Friday, June 1, 2012 - Article by: Joseph Jesuele - Liberty Financial Associates -
Lenders charge loan origination fees in order to cover the lender's administrative costs in processing a loan. These can also be called loan fees, service fees, or even administrative fees. Additional points may be charged as fees for other reasons, such as closing fees, documentation fees, etc. While these are sometimes called "points" (each point is one percent of the loan amount), loan fees are not discount points because they do not specifically lower the interest rate. Loan fees are charged to ever borrower no matter what the interest rate is. Discount points, on the other hand, are an optional charge that borrowers can elect to pay if they want a lower interest rate.

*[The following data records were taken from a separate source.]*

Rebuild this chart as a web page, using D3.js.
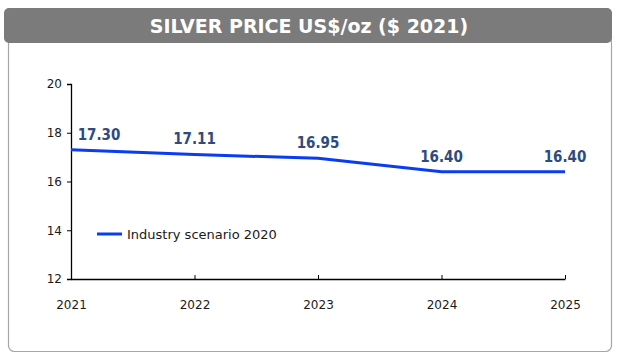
<!DOCTYPE html>
<html>
<head>
<meta charset="utf-8">
<script src="https://cdn.jsdelivr.net/npm/d3@7"></script>
<style>
  body { margin: 0; background: #fff; }
  svg { display: block; }
</style>
</head>
<body>
<svg id="chart"></svg>
<script>
const years = [2021, 2022, 2023, 2024, 2025];
const prices = [17.30, 17.11, 16.95, 16.40, 16.40];
const yTicks = [12, 14, 16, 18, 20];
const seriesName = "Industry scenario 2020";
const title = "SILVER PRICE US$/oz ($ 2021)";

let width = 624;
let height = 362;

let svg = d3.select("#chart").attr("width", width).attr("height", height);

// outer frame
svg.append("rect")
  .attr("x", 8.5).attr("y", 36.5)
  .attr("width", 603).attr("height", 315)
  .attr("rx", 6)
  .attr("fill", "#fff")
  .attr("stroke", "#a6a6a6")
  .attr("stroke-width", 1.2);

// title bar
svg.append("rect")
  .attr("x", 4).attr("y", 8)
  .attr("width", 608).attr("height", 35)
  .attr("rx", 5)
  .attr("fill", "#7b7b7b");

svg.append("text")
  .attr("x", 309).attr("y", 33)
  .attr("text-anchor", "middle")
  .attr("fill", "#fff")
  .style("font-family", "'DejaVu Sans', sans-serif")
  .style("font-weight", "bold")
  .style("font-size", "19px")
  .text(title);

let xScale = d3.scalePoint().domain(years).range([71, 565]);
let yScale = d3.scaleLinear().domain([12, 20]).range([279, 84]);

// y axis
let yAxis = d3.axisLeft(yScale).tickValues(yTicks).tickSize(4).tickPadding(5);
let gy = svg.append("g")
  .attr("transform", "translate(71,0)")
  .call(yAxis);

// x axis, ticks pointing up
let xAxis = d3.axisBottom(xScale).tickSize(0).tickPadding(21);
let gx = svg.append("g")
  .attr("transform", "translate(0,279)")
  .call(xAxis);

gx.selectAll(".tick").append("line")
  .attr("y1", 0).attr("y2", -4)
  .attr("stroke", "#000");

[gx, gy].forEach((g) => {
  g.select(".domain").attr("stroke", "#000").attr("stroke-width", 1.3);
  g.selectAll(".tick line").attr("stroke", "#000");
  g.selectAll("text")
    .attr("fill", "#1a1a1a")
    .style("font-family", "'DejaVu Sans', sans-serif")
    .style("font-size", "12px");
});

// line
let line = d3.line()
  .x((d, i) => xScale(years[i]))
  .y((d) => yScale(d));

svg.append("path")
  .datum(prices)
  .attr("d", line)
  .attr("fill", "none")
  .attr("stroke", "#0a3cf0")
  .attr("stroke-width", 3);

// data labels
svg.selectAll(".lbl")
  .data(prices)
  .enter()
  .append("text")
  .attr("class", "lbl")
  .attr("x", (d, i) => xScale(years[i]) + (i === 0 ? 28 : 0))
  .attr("y", (d) => yScale(d) - 10)
  .attr("text-anchor", "middle")
  .attr("fill", "#2f4a80")
  .style("font-family", "'DejaVu Sans Condensed', 'DejaVu Sans', sans-serif")
  .style("font-weight", "bold")
  .style("font-size", "15px")
  .text((d) => d.toFixed(2));

// legend
svg.append("line")
  .attr("x1", 97).attr("x2", 122)
  .attr("y1", 234).attr("y2", 234)
  .attr("stroke", "#0a3cf0")
  .attr("stroke-width", 3);

svg.append("text")
  .attr("x", 127).attr("y", 238.5)
  .attr("fill", "#1a1a1a")
  .style("font-family", "'DejaVu Sans', sans-serif")
  .style("font-size", "13px")
  .text(seriesName);
</script>
</body>
</html>
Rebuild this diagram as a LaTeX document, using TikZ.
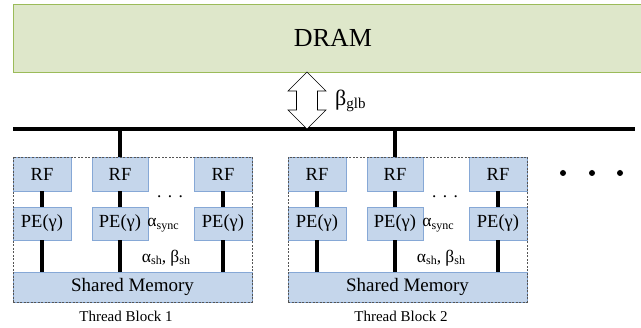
\documentclass[tikz,border=0pt]{standalone}
\usepackage{fontspec}
\setmainfont{Liberation Serif}
\usetikzlibrary{shadows}
\definecolor{dramfill}{HTML}{DEE7CA}
\definecolor{dramline}{HTML}{9BBB59}
\definecolor{blkfill}{HTML}{C5D6EB}
\definecolor{blkline}{HTML}{86A8D6}
\definecolor{dashcol}{HTML}{555555}
\newcommand{\mysub}[2]{{\fontsize{#1}{#1}\selectfont\raisebox{-0.45ex}{#2}}}
\tikzset{
  fs/.style={font=\fontsize{#1}{#1}\selectfont},
  blkbox/.style={draw=blkline, fill=blkfill, line width=0.7pt, inner sep=0pt, fs=18.5},
  rfbox/.style={blkbox, minimum width=58pt, minimum height=34pt},
  pebox/.style={blkbox, minimum width=58pt, minimum height=33pt},
  wire/.style={line width=4pt},
  tblock/.style={draw=dashcol, line width=0.8pt, dash pattern=on 2pt off 1.5pt},
  lbl/.style={inner sep=0pt, fs=17.5},
}
\begin{document}
\begin{tikzpicture}[x=1pt,y=-1pt]
\useasboundingbox (0,0) rectangle (641,328);
% DRAM
\node[draw=dramline, fill=dramfill, line width=0.8pt, minimum width=640pt, minimum height=68pt, inner sep=0pt, fs=26,
  drop shadow={opacity=0.25, shadow xshift=0pt, shadow yshift=-1.5pt}] (dram) at (333,38) {\raisebox{-4pt}{DRAM}};
% bus
\coordinate (busL) at (13,129);
\coordinate (busR) at (635,129);
\draw[wire] (busL) -- (busR);
% double arrow
\coordinate (atop) at (307,72);
\coordinate (abot) at (307,129);
\draw[line width=0.6pt, fill=white] (atop) -- ++(19,19) -- ++(-8.5,0) -- ++(0,19) -- ++(8.5,0)
  -- (abot) -- ++(-19,-19) -- ++(8.5,0) -- ++(0,-19) -- ++(-8.5,0) -- cycle;
\node[inner sep=0pt, fs=22, anchor=west] (bglb) at (335,101) {β\mysub{15}{glb}};
% thread blocks
\foreach \i/\dx in {1/0, 2/275} {
  \begin{scope}[xshift=\dx pt]
  \node[rfbox] (rfa\i) at (42,174) {RF};
  \node[rfbox, minimum width=56pt] (rfb\i) at (120,174) {RF};
  \node[rfbox] (rfc\i) at (223,174) {RF};
  \node[pebox] (pea\i) at (42,223.5) {PE(γ)};
  \node[pebox, minimum width=56pt] (peb\i) at (120,223.5) {PE(γ)};
  \node[pebox] (pec\i) at (223,223.5) {PE(γ)};
  \node[blkbox, minimum width=239pt, minimum height=30pt, fs=19] (sm\i) at (132.5,287) {Shared Memory};
  \foreach \c in {a,b,c} {
    \draw[wire] (rf\c\i) -- (pe\c\i);
    \draw[wire] (pe\c\i.south) -- (pe\c\i.south |- sm\i.north);
  }
  \draw[wire] (rfb\i.north) -- (rfb\i.north |- busL);
  \node[lbl] (dots\i) at (170,199) {·\hspace{5pt}·\hspace{5pt}·};
  \node[lbl] (async\i) at (163,225) {α\mysub{12}{sync}};
  \node[lbl] (ash\i) at (166,258) {α\mysub{12}{sh}, β\mysub{12}{sh}};
  \node[tblock, minimum width=239pt, minimum height=145pt, inner sep=0pt] (tb\i) at (132.5,229.5) {};
  \node[inner sep=0pt, fs=15] (tbl\i) at (126,316) {Thread Block \i};
  \end{scope}
}
% more blocks
\foreach \n/\xx in {1/563, 2/592, 3/620} {
  \node[circle, fill=black, inner sep=0pt, minimum size=6pt] (more\n) at (\xx,173) {};
}
\end{tikzpicture}
\end{document}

Lenders and mortgage brokers base loan fees on actual costs and also on what the market will bear. In most cases, a mortgage broker must set the fees to offset the actual costs and expenses incurred in the origination of the loan. If not, they can be fined for upcharging the borrower, which is profiting from a third party or lender fee. For FHA and VA loans, this loan fee can be no higher than one point. For conventional loans, the loan fee varies but is often in the one to four point range.
Another factor the lender considers when deterring the number of points charged on a loan is the sale of the loan on the secondary market. Since most lenders try to make conforming loans that can later be sold, they also consider that when the loan is sold at a discount to compensate the secondary market buyer for the time value of money. The lender will attempt to make up some of this loss by charging the borrower points. In a competitive environment, some of those fees may even be waived.